How can Hive improve query efficiency through data compression and partition pruning?
Hive can improve query efficiency with data compression and partition pruning. Data compression reduces storage space usage and decreases I/O operations during queries. Partition pruning allows for querying only relevant partitions, reducing unnecessary data retrieval and improving query performance.

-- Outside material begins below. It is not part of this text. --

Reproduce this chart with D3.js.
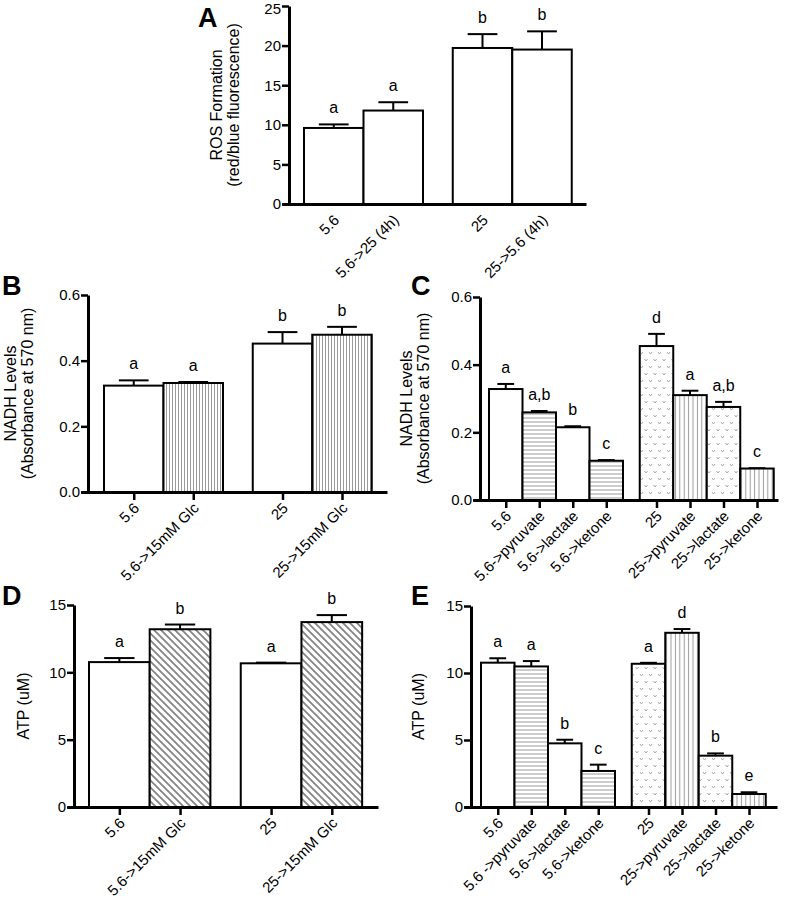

Here is how to compress and partition data in Hive:
- Data compression:
Hive supports multiple data compression formats such as Snappy, Gzip, etc. You can specify the data compression format when creating a table, for example:
CREATE TABLE example_table (
column1 INT,
column2 STRING
)
STORED AS ORC
TBLPROPERTIES("orc.compress"="SNAPPY");
When querying, Hive automatically decompresses data without the need for additional configuration.
- Partition pruning:
When a table is partitioned by a specific field, partition pruning can be used to only query the partitions that meet the conditions, without scanning all partitions. In queries, WHERE conditions can be used to specify the range of values for the partition field, for example:
SELECT * FROM example_table WHERE partition_column='value';
Hive will only query partitions that meet the criteria based on the values of partition fields, thus improving query efficiency.
By compressing data and pruning partitions, the efficiency of Hive queries can be effectively improved, reducing unnecessary data reading and processing, and speeding up query execution.